The conventional base stations for the PHS include such a kind of base station that uses all the slots as the call channels, and thus 4T-base stations are connected to increase the number of information channels. For example, Japanese Patent Laying-Open No. 2000-102056 has pointed out a problem of a failure in such a base station of 1C7T.
FIG. 7 is a schematic block diagram of a conventional base station of 1C7T.
Referring to FIG. 7, a base station P is formed of a base station A1 of 1C3T-type and a base station A2 of 4T-type, which are connected together by a connection cable B, and operates as a base station of 1C7T-type as a whole.
Base station A1 includes an antenna 110, a radio-frequency portion 112, a wireless control portion 114, a line control portion 116, an inter-base interface portion 118 and a central control portion 120.
Antenna 110 is used for sending and receiving a radio signal to and from a portable terminal. Radio-frequency portion 112 is provided for converting frequencies of send and receive signals. Wireless control portion 114 is provided for controlling wireless communication with portable terminals, and operates to modulate data such as conversation data in an appropriate modulation method, e.g., according to a PHS communication method and to demodulate received data modulated in such modulation method.

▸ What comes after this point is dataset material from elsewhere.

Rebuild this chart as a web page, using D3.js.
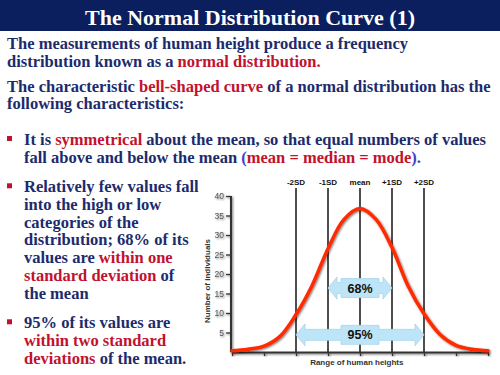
<!DOCTYPE html>
<html><head><meta charset="utf-8">
<script src="https://cdn.jsdelivr.net/npm/d3@7"></script>
<style>body{margin:0;background:#fff}svg{display:block}</style>
</head><body>
<svg id="c" width="500" height="375"></svg>
<script>
// ---- data ----
const titleText = "The Normal Distribution Curve (1)";
const curveX = [0,0.5,1,1.5,2,2.5,3,3.5,4,4.5,5,5.5,6,6.5,7,7.5,8];
const curveY = [0.3,0.7,1.5,4,9.6,17,26.5,34,36.8,34,26.8,17,9.8,4.5,1.7,0.7,0.3];
const yTicks = [5,10,15,20,25,30,35,40];
const xTicks = [0,1,2,3,4,5,6,7,8];
const sdLabels = ["-2SD","-1SD","mean","+1SD","+2SD"];
const sdPositions = [2,3,4,5,6];
const bandLabels = ["68%","95%"];
const bandFrom = [3,2];
const bandTo = [5,6];
const bandLevel = [16.4,4.4];
const yLabel = "Number of individuals";
const xLabel = "Range of human heights";

// text lines: arrays of [text, colorKey]
const introLines = [
  [["The measurements of human height produce a frequency","n"]],
  [["distribution known as a ","n"],["normal distribution.","r"]],
  [["The characteristic ","n"],["bell-shaped curve","r"],[" of a normal distribution has the","n"]],
  [["following characteristics:","n"]]
];
const introBase = [49,66.7,91.7,109.4];
const bullets = [
  {base:[145,162.7], lines:[
    [["It is ","n"],["symmetrical","r"],[" about the mean, so that equal numbers of values","n"]],
    [["fall above and below the mean ","n"],["(","b"],["mean = median = mode","r"],[").","b"]]
  ]},
  {base:[192.3,210,227.7,245.4,263.1,280.8,298.5], lines:[
    [["Relatively few values fall","n"]],
    [["into the high or low","n"]],
    [["categories of the","n"]],
    [["distribution; 68% of its","n"]],
    [["values are ","n"],["within one","r"]],
    [["standard deviation","r"],[" of","n"]],
    [["the mean","n"]]
  ]},
  {base:[328.3,346,363.7], lines:[
    [["95% of its values are","n"]],
    [["within two standard","r"]],
    [["deviations","r"],[" of the mean.","n"]]
  ]}
];
const colors = {n:"#1c2b6c", r:"#c2122e", b:"#3b40c8"};

// ---- drawing ----
const svg = d3.select("#c");
const defs = svg.append("defs");
const f = defs.append("filter").attr("id","sh").attr("x","-20%").attr("y","-20%").attr("width","140%").attr("height","140%");
f.append("feGaussianBlur").attr("in","SourceAlpha").attr("stdDeviation",1.2).attr("result","b");
f.append("feOffset").attr("in","b").attr("dx",1).attr("dy",1.2).attr("result","o");
f.append("feComponentTransfer").attr("in","o").attr("result","o2").append("feFuncA").attr("type","linear").attr("slope",0.55);
const fm = f.append("feMerge"); fm.append("feMergeNode").attr("in","o2"); fm.append("feMergeNode").attr("in","SourceGraphic");

// title bar
svg.append("rect").attr("x",0).attr("y",0).attr("width",500).attr("height",31).attr("fill","#0b1f5e");
svg.append("text").attr("x",250).attr("y",24.5).attr("text-anchor","middle")
  .attr("font-family","Liberation Serif, Times New Roman, serif").attr("font-weight","bold")
  .attr("font-size",22).attr("fill","#fff").text(titleText);

const serif = "Liberation Serif, Times New Roman, serif";
function writeLine(x, y, segs){
  const t = svg.append("text").attr("x",x).attr("y",y).attr("font-family",serif)
    .attr("font-weight","bold").attr("font-size",16.5).attr("xml:space","preserve");
  segs.forEach(s => t.append("tspan").attr("fill",colors[s[1]]).text(s[0]));
}
introLines.forEach((l,i)=>writeLine(7,introBase[i],l));
bullets.forEach(b=>{
  svg.append("rect").attr("x",7).attr("y",b.base[0]-9).attr("width",5).attr("height",5).attr("fill","#c2122e");
  b.lines.forEach((l,i)=>writeLine(24,b.base[i],l));
});

// chart
const x = d3.scaleLinear().domain([0,8]).range([232,488]);
const y = d3.scaleLinear().domain([0,40]).range([352,196]);
const sans = "Liberation Sans, Arial, sans-serif";

// SD lines
const sdG = svg.append("g");
sdPositions.forEach((p,i)=>{
  sdG.append("line").attr("x1",x(p)).attr("x2",x(p)).attr("y1",y.range()[1]-8).attr("y2",y(0))
    .attr("stroke","#222").attr("stroke-width",1.6);
  sdG.append("text").attr("x",x(p)).attr("y",y.range()[1]-11).attr("text-anchor","middle")
    .attr("font-family",sans).attr("font-weight","bold").attr("font-size",8).attr("fill","#111").text(sdLabels[i]);
});

// axes
const gy = svg.append("g").attr("transform",`translate(${x(0)-1},0)`).attr("filter","url(#sh)")
  .call(d3.axisLeft(y).tickValues(yTicks).tickSize(5).tickSizeOuter(0).tickPadding(2));
gy.select(".domain").attr("stroke","#333").attr("stroke-width",2).attr("d",`M0,${y(0)}V${y(40)}`);
gy.selectAll(".tick line").attr("stroke","#333").attr("stroke-width",1.3);
gy.selectAll(".tick text").attr("font-family",sans).attr("font-size",8.5).attr("fill","#555");

const gx = svg.append("g").attr("transform",`translate(0,${y(0)})`).attr("filter","url(#sh)")
  .call(d3.axisBottom(x).tickValues(xTicks).tickSize(4).tickSizeOuter(0).tickFormat(""));
gx.select(".domain").attr("stroke","#333").attr("stroke-width",2);
gx.selectAll(".tick line").attr("stroke","#333").attr("stroke-width",1.3);

// curve
const pts = curveX.map((v,i)=>[v,curveY[i]]);
svg.append("path").datum(pts).attr("fill","none").attr("stroke","#ff2a00").attr("stroke-width",3.5)
  .attr("stroke-linecap","round").attr("filter","url(#sh)")
  .attr("d",d3.line().x(d=>x(d[0])).y(d=>y(d[1])).curve(d3.curveCatmullRom.alpha(0.5)));

// band arrows
bandLabels.forEach((lab,i)=>{
  const x1 = x(bandFrom[i]), x2 = x(bandTo[i]), yc = y(bandLevel[i]), cx = (x1+x2)/2;
  const hh = 11, sh = 5.5, hd = 9, bw = 19, bh = 9.5;
  const p = [
    [x1,yc],[x1+hd,yc-hh],[x1+hd,yc-sh],[cx-bw,yc-sh],[cx-bw,yc-bh],[cx+bw,yc-bh],[cx+bw,yc-sh],
    [x2-hd,yc-sh],[x2-hd,yc-hh],[x2,yc],[x2-hd,yc+hh],[x2-hd,yc+sh],[cx+bw,yc+sh],[cx+bw,yc+bh],
    [cx-bw,yc+bh],[cx-bw,yc+sh],[x1+hd,yc+sh],[x1+hd,yc+hh]
  ];
  svg.append("polygon").attr("points",p.map(d=>d.join(",")).join(" "))
    .attr("fill","#bde5f7").attr("stroke","#a6d6ee").attr("stroke-width",0.8);
  svg.append("text").attr("x",cx).attr("y",yc+4.5).attr("text-anchor","middle")
    .attr("font-family",sans).attr("font-weight","bold").attr("font-size",12.5).attr("fill","#111").text(lab);
});

// axis labels
svg.append("text").attr("transform",`translate(${x(0)-22},${y(20)+7}) rotate(-90)`).attr("text-anchor","middle")
  .attr("font-family",sans).attr("font-weight","bold").attr("font-size",8).attr("fill","#333").text(yLabel);
svg.append("text").attr("x",x(3.9)).attr("y",y(0)+13).attr("text-anchor","middle")
  .attr("font-family",sans).attr("font-weight","bold").attr("font-size",8).attr("fill","#333").text(xLabel);
</script>
</body></html>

Line control portion 116 is connected to an I′ line (ISDN (Integrated Service Digital Network) line for PHS) serving as a cable network for controlling communication between the I′ line and central control portion 120. Inter-base interface portion 118 is connected to an inter-base interface portion of another base station, and provides an interface between base station A1 and another base station. More specifically, it operates to send and receive control signals and synchronizing signals to and from another base station. Central control portion 120 is provided for controlling the foregoing operations of the portions in base station A1. Since base station A2 has a structure similar to that of base station A1, description thereof is not repeated.
Base stations A1 and A2 are configured to allow switching between a function of a master base station and a function of a slave base station. Thus, base stations A1 and A2 can be switched between master and slave states, i.e., between a state of the master station and a state of the slave station in accordance with predetermined switching factors.
When a failure occurs in the master base station, the slave base station is switched to operate as a master base station so that a function of a normal operation can be maintained as long as possible. These are disclosed in the Japanese Patent Laying-Open No. 2000-102056.
As described above, it has been studied to provide base stations configured such that two or more base stations can be cascaded by a signal line to operate them as one base station as a whole.
When arranged individually, each base station operates with 1C3T, i.e., with one control channel and three information channels. When two base stations of the above type are arranged, three users can make calls per base station, and six information channels in total can be ensured.
If two or more base stations are cascaded, only one base station is required to operate as a master base station (i.e., base station on a master side) having a control channel, and other base station(s) can use all the channels as information channels. Thus, in the case of employing two cascaded base stations, the master base station operates with 1C3T, and the slave base station (i.e., base station on the slave side) operates with 4T so that 1C7T is achieved in total. In this case, seven information channels can be ensured, and thus can offer service to seven users within an area of the two base stations. Thus, the information channels can be increased by one from those provided by two independent base stations.
When the base station allocates the channels, it usually gives higher priorities to the channels of better conditions. More specifically, the base station performs carrier sense (measurement of an amount of interference) with each slot and each frequency for channel allocation. In the cascade base station formed of base stations CS1 and CS2 connected together, when it receives a request for link channel establishment from a mobile terminal, the base station allocates the best channel to the mobile terminal based on a result of the carrier sense of each of base stations CS1 and CS2 as well as a value of an electric power of reception of the link channel request message. For example, a channel causing minimum interference is allocated to the mobile terminal.
However, traffic may concentrate on the base station (master base station) sending a control channel CCH. It can be considered that concentration of the traffic occurs because the master base station provides the best conditions at the time of the channel allocation to the mobile terminal. For example, users of the mobile terminals located near the master base station are more than those located near the slave base station. In this case, the cascaded base stations cannot accommodate the user any more as a whole because the master base station operating control channel CCH, although good conditions are achieved on the side of the master base station.
The PHS system usually performs the communication of up to 32 kbps per channel, but faster communication has recently been required in mobile communication for the Internet browsing and others. For example, such service is already offered that allows communication at 64 kpbs, i.e., double the ordinary speed by using two channels of 32 kpbs, as is standardized by the PHS Internet Access Forum Standard (PIAFS).
The service of 64 kbps can be offered only when two empty information channels are present in one base station at the time of reception of a request from the mobile terminal. Therefore, even when two or more empty information channels are present in the two cascaded base stations as a whole, the master base stations cannot offer the requested service of 64 kbps, if only one empty channel is present in the master base station at that point in time.